◆ What this task involves
Repeat all of the material below exactly as written, images excluded.

◆ Collected material
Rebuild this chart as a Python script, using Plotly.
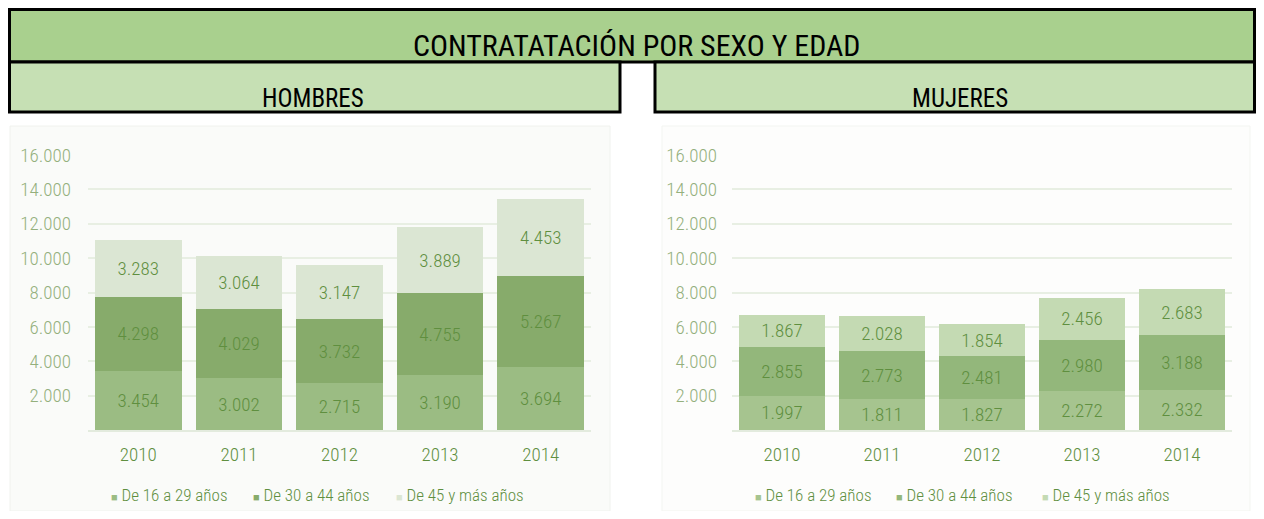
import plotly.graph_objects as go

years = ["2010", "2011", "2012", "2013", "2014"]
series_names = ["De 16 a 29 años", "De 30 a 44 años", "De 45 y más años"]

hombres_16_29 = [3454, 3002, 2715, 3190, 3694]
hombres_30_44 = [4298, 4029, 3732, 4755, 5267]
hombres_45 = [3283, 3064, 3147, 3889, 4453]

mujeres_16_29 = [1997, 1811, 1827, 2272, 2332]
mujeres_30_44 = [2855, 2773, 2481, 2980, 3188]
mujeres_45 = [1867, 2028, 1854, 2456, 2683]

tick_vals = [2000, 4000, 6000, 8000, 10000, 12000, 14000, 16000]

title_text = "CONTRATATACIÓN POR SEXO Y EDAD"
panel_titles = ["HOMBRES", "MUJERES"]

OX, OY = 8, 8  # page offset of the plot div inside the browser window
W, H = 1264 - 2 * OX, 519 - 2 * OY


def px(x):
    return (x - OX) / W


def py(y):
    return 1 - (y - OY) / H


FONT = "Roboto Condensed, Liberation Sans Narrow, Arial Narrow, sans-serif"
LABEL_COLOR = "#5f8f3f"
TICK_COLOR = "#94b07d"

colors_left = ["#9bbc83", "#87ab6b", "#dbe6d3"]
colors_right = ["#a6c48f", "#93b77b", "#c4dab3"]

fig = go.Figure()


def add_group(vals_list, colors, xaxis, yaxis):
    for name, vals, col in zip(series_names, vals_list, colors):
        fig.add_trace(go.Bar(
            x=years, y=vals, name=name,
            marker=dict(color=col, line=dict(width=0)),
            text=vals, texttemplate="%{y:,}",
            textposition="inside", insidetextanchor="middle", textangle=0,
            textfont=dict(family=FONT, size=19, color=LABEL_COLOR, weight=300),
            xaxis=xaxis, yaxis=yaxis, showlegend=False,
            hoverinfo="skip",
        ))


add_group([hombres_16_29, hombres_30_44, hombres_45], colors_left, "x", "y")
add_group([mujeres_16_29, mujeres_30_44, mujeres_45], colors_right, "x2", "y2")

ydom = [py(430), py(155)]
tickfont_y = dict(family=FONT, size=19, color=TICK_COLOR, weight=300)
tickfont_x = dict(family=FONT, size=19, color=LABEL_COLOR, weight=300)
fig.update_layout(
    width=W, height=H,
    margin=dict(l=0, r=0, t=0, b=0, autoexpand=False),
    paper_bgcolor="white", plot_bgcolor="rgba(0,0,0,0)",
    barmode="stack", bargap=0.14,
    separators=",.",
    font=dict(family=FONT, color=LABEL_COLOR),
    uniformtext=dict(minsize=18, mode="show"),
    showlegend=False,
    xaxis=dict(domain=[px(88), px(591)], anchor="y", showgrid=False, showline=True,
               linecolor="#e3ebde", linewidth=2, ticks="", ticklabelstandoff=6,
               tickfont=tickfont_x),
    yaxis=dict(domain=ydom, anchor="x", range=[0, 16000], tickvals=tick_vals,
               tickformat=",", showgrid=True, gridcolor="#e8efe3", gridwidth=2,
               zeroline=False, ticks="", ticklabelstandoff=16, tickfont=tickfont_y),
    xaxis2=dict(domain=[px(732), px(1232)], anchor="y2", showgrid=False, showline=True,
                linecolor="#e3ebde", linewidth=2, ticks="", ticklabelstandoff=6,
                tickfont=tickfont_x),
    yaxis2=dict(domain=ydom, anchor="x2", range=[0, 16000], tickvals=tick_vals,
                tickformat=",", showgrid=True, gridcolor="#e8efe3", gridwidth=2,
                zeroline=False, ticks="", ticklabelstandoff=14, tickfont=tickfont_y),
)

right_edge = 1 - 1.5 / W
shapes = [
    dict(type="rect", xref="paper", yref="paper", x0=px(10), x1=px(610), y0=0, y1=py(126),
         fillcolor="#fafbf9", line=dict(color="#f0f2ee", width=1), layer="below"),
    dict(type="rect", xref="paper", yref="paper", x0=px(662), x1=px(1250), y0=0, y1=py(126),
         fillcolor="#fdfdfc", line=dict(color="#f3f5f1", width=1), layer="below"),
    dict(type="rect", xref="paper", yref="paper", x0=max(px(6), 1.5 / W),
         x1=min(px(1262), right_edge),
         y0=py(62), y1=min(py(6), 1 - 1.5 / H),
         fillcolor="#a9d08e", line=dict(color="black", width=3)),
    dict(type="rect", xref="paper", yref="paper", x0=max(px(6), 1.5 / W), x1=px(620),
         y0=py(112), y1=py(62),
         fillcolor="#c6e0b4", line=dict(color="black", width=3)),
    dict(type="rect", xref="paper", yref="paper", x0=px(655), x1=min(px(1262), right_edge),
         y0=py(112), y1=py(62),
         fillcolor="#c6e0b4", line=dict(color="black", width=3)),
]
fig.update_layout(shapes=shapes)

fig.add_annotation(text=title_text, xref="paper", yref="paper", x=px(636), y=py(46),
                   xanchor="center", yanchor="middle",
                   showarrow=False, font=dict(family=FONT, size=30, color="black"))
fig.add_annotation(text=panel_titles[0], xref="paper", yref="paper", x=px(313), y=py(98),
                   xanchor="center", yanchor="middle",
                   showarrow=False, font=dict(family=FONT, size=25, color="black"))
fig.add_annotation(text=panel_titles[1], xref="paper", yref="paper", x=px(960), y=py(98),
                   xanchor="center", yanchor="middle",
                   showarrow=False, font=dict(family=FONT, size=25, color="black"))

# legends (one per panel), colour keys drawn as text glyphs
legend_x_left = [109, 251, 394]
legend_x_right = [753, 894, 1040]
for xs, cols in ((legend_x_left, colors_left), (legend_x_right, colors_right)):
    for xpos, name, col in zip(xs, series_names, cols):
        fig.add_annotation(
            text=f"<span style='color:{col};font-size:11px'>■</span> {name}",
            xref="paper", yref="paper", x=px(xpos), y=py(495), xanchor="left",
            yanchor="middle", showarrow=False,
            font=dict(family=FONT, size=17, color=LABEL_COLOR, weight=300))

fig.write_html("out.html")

◆ Task answer
Rebuild this chart as a Python script, using Plotly.
import plotly.graph_objects as go

years = ["2010", "2011", "2012", "2013", "2014"]
series_names = ["De 16 a 29 años", "De 30 a 44 años", "De 45 y más años"]

hombres_16_29 = [3454, 3002, 2715, 3190, 3694]
hombres_30_44 = [4298, 4029, 3732, 4755, 5267]
hombres_45 = [3283, 3064, 3147, 3889, 4453]

mujeres_16_29 = [1997, 1811, 1827, 2272, 2332]
mujeres_30_44 = [2855, 2773, 2481, 2980, 3188]
mujeres_45 = [1867, 2028, 1854, 2456, 2683]

tick_vals = [2000, 4000, 6000, 8000, 10000, 12000, 14000, 16000]

title_text = "CONTRATATACIÓN POR SEXO Y EDAD"
panel_titles = ["HOMBRES", "MUJERES"]

OX, OY = 8, 8  # page offset of the plot div inside the browser window
W, H = 1264 - 2 * OX, 519 - 2 * OY


def px(x):
    return (x - OX) / W


def py(y):
    return 1 - (y - OY) / H


FONT = "Roboto Condensed, Liberation Sans Narrow, Arial Narrow, sans-serif"
LABEL_COLOR = "#5f8f3f"
TICK_COLOR = "#94b07d"

colors_left = ["#9bbc83", "#87ab6b", "#dbe6d3"]
colors_right = ["#a6c48f", "#93b77b", "#c4dab3"]

fig = go.Figure()


def add_group(vals_list, colors, xaxis, yaxis):
    for name, vals, col in zip(series_names, vals_list, colors):
        fig.add_trace(go.Bar(
            x=years, y=vals, name=name,
            marker=dict(color=col, line=dict(width=0)),
            text=vals, texttemplate="%{y:,}",
            textposition="inside", insidetextanchor="middle", textangle=0,
            textfont=dict(family=FONT, size=19, color=LABEL_COLOR, weight=300),
            xaxis=xaxis, yaxis=yaxis, showlegend=False,
            hoverinfo="skip",
        ))


add_group([hombres_16_29, hombres_30_44, hombres_45], colors_left, "x", "y")
add_group([mujeres_16_29, mujeres_30_44, mujeres_45], colors_right, "x2", "y2")

ydom = [py(430), py(155)]
tickfont_y = dict(family=FONT, size=19, color=TICK_COLOR, weight=300)
tickfont_x = dict(family=FONT, size=19, color=LABEL_COLOR, weight=300)
fig.update_layout(
    width=W, height=H,
    margin=dict(l=0, r=0, t=0, b=0, autoexpand=False),
    paper_bgcolor="white", plot_bgcolor="rgba(0,0,0,0)",
    barmode="stack", bargap=0.14,
    separators=",.",
    font=dict(family=FONT, color=LABEL_COLOR),
    uniformtext=dict(minsize=18, mode="show"),
    showlegend=False,
    xaxis=dict(domain=[px(88), px(591)], anchor="y", showgrid=False, showline=True,
               linecolor="#e3ebde", linewidth=2, ticks="", ticklabelstandoff=6,
               tickfont=tickfont_x),
    yaxis=dict(domain=ydom, anchor="x", range=[0, 16000], tickvals=tick_vals,
               tickformat=",", showgrid=True, gridcolor="#e8efe3", gridwidth=2,
               zeroline=False, ticks="", ticklabelstandoff=16, tickfont=tickfont_y),
    xaxis2=dict(domain=[px(732), px(1232)], anchor="y2", showgrid=False, showline=True,
                linecolor="#e3ebde", linewidth=2, ticks="", ticklabelstandoff=6,
                tickfont=tickfont_x),
    yaxis2=dict(domain=ydom, anchor="x2", range=[0, 16000], tickvals=tick_vals,
                tickformat=",", showgrid=True, gridcolor="#e8efe3", gridwidth=2,
                zeroline=False, ticks="", ticklabelstandoff=14, tickfont=tickfont_y),
)

right_edge = 1 - 1.5 / W
shapes = [
    dict(type="rect", xref="paper", yref="paper", x0=px(10), x1=px(610), y0=0, y1=py(126),
         fillcolor="#fafbf9", line=dict(color="#f0f2ee", width=1), layer="below"),
    dict(type="rect", xref="paper", yref="paper", x0=px(662), x1=px(1250), y0=0, y1=py(126),
         fillcolor="#fdfdfc", line=dict(color="#f3f5f1", width=1), layer="below"),
    dict(type="rect", xref="paper", yref="paper", x0=max(px(6), 1.5 / W),
         x1=min(px(1262), right_edge),
         y0=py(62), y1=min(py(6), 1 - 1.5 / H),
         fillcolor="#a9d08e", line=dict(color="black", width=3)),
    dict(type="rect", xref="paper", yref="paper", x0=max(px(6), 1.5 / W), x1=px(620),
         y0=py(112), y1=py(62),
         fillcolor="#c6e0b4", line=dict(color="black", width=3)),
    dict(type="rect", xref="paper", yref="paper", x0=px(655), x1=min(px(1262), right_edge),
         y0=py(112), y1=py(62),
         fillcolor="#c6e0b4", line=dict(color="black", width=3)),
]
fig.update_layout(shapes=shapes)

fig.add_annotation(text=title_text, xref="paper", yref="paper", x=px(636), y=py(46),
                   xanchor="center", yanchor="middle",
                   showarrow=False, font=dict(family=FONT, size=30, color="black"))
fig.add_annotation(text=panel_titles[0], xref="paper", yref="paper", x=px(313), y=py(98),
                   xanchor="center", yanchor="middle",
                   showarrow=False, font=dict(family=FONT, size=25, color="black"))
fig.add_annotation(text=panel_titles[1], xref="paper", yref="paper", x=px(960), y=py(98),
                   xanchor="center", yanchor="middle",
                   showarrow=False, font=dict(family=FONT, size=25, color="black"))

# legends (one per panel), colour keys drawn as text glyphs
legend_x_left = [109, 251, 394]
legend_x_right = [753, 894, 1040]
for xs, cols in ((legend_x_left, colors_left), (legend_x_right, colors_right)):
    for xpos, name, col in zip(xs, series_names, cols):
        fig.add_annotation(
            text=f"<span style='color:{col};font-size:11px'>■</span> {name}",
            xref="paper", yref="paper", x=px(xpos), y=py(495), xanchor="left",
            yanchor="middle", showarrow=False,
            font=dict(family=FONT, size=17, color=LABEL_COLOR, weight=300))

fig.write_html("out.html")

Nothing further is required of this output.